Typhoon activity kicked off early this year in the Philippines with Tropical Storm Kajiki in January. More recently, the second storm to make landfall was Typhoon Rammasun, which hit Legaspi City in the Albay Province, south of the capital Manila, as a Category 3 storm. In a 36-hour period it brought 11.6 inches of rainfall, leading to flash flooding and landslides. The provinces impacted by Rammasun contain over $180 billion of insurable commercial and industrial building exposure, and over $215 billion of residential building exposure.
Like China, the Philippines lags behind some other markets in Asia in relation to insurance expenditure – non-life insurance penetration is 0.09 percent – though with higher proportionally for commercial and industrial businesses, which are centred around Manila and the industrial zones.
Tropical Storm Neoguri made landfall over the Kumamoto Prefecture on Kyushu Island in southwest Japan as the country’s first landfall this season. Neoguri brought strong winds, heavy rains, flooding, landslides, and mudslides to parts of southwest Japan. On Kyushu, the city of Ebino reported 13 inches of rain in the first 24 hours, and on Okinawa, heavy rainfall triggered flash flooding.
The southwestern parts of the country are the most vulnerable, particularly Shikoku, Kyushu, and San-in. Tokyo is rarely hit by typhoons and much of the coastline is protected from by the tsunami walls designed to protect from a four-meter storm surge.

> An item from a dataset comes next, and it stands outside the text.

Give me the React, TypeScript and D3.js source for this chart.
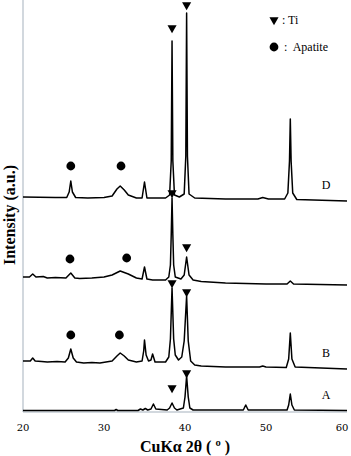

Japan is the second largest non-life market in gross premium terms behind the U.S., and there is relatively high penetration of personal lines insurance, with over 50 percent of households buying building insurance. However, corporate Japan is massively under-insured compared to its western equivalents. Many large corporations only insure their property on an indemnity basis, while many small to medium-sized enterprises are completely uninsured.
So far this season, Taiwan has only been impacted by Typhoon Matmo, which passed through the center of the country as a Category 2 storm, bringing heavy rain and strong winds.
Storms typically travel towards the northwest from the Philippines, losing speed when they encounter the mountain chain running north-south down the center of Taiwan, and dropping most of their rain on the eastern side, causing rivers to overflow due to the extra water runoff from the mountains.
The most dangerous typhoons are those that approach from the south. The north-south mountain chain funnels them north up the Taiwan Straits so that they hit the western and northwestern parts of the island, including Taipei, where large industrial and commercial exposure is situated, such as the Hsin Chu Industrial Park in the province of Hsinchu which reportedly has a combined property/business interruption accumulation of $33.33 billion. However, insurers have reported few insured losses arising from wind damage alone, as the main damages are a result of flooding. Most of the losses caused by typhoons in Taiwan are agricultural, and thus uninsured. Insurance penetration is very low compared to some other markets in South East Asia in relation to insurance expenditure, with insurance penetration for non-life at 0.08 percent.